For the first time in years, rich Americans who cheat on their taxes face a growing threat from the Internal Revenue Service.

And, despite the Republican Party's best efforts to invoke the tax bogeyman in this month's midterm elections, it's a menace that's unlikely to go away.

At issue was the $80 billion earmarked to the IRS over the next decade in President Joe Biden's Inflation Reduction Act. Advocates argued reinvigorating the agency after a decade of debilitating budget cuts would raise as much as $1 trillion by forcing tax evaders to pay their fair share; opponents doubted their estimates and decried paying tens of thousands of agents to pick apart Americans' finances.

Charles Rettig, the IRS commissioner appointed by former President Donald Trump, made little secret where he stood after overseeing an agency with the fewest experienced auditors since World War II.
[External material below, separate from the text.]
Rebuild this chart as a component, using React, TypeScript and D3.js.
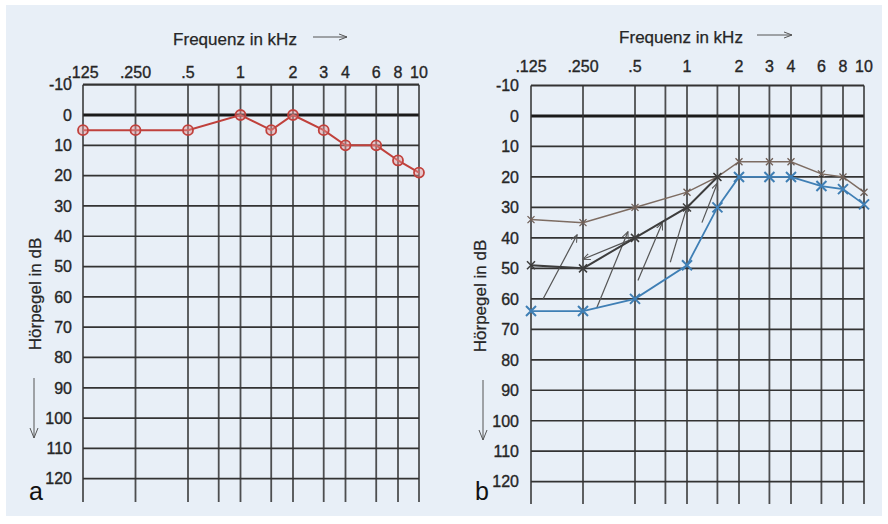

He often expressed his long-held wish through a reference to HBO’s Game of Thrones: “Funding to bring on the fire-breathing dragons.”

His term expired days after the 2022 midterms, and just before it became clear on Wednesday which party would control each chamber of Congress: Democrats retained a slim majority in the US Senate, while Republicans eked out more House seats. Democrats' better-than-expected margins make it more likely that former acting Commissioner Danny Werfel — Biden's nominee to succeed Rettig — will keep getting the money in future years.

“Overseeing the implementation of these investments will be a big focus in the next Congress,” Ron Wyden, an Oregon Democrat who chairs the Senate Finance Committee, said in statement Wednesday.

Wyden and his allies have argued new employees are needed to help the IRS keep up with high-priced advisers of the ultra-rich and their complex tax strategies. Of the $80 billion, $45.6 billion is devoted to increased enforcement, which the Biden administration has vowed to target only at the well-off. Much of the new enforcement money will go toward technology, like hiring data scientists to deploy artificial intelligence to identify who should — and shouldn’t — be audited.

No one knows how many Americans are cheating on their taxes, and the rise of cryptocurrencies makes past estimates even more questionable. An IRS study released in October, based on random audits from 2014 to 2016, found Americans owe almost $500 billion more each year than they pay. Recent academic research suggests the number could be higher, with the richest Americans using offshore structures and private businesses to hide more than a fifth of their income from the IRS. Salaried workers have fewer options to cheat, since their income is reported automatically.

Despite perceptions of widespread cheating by businesses, the vast majority comply with the law, said Brian Reardon, president of the S Corporation Association, which represents privately owned companies that file their taxes on individual — rather than corporate — tax returns.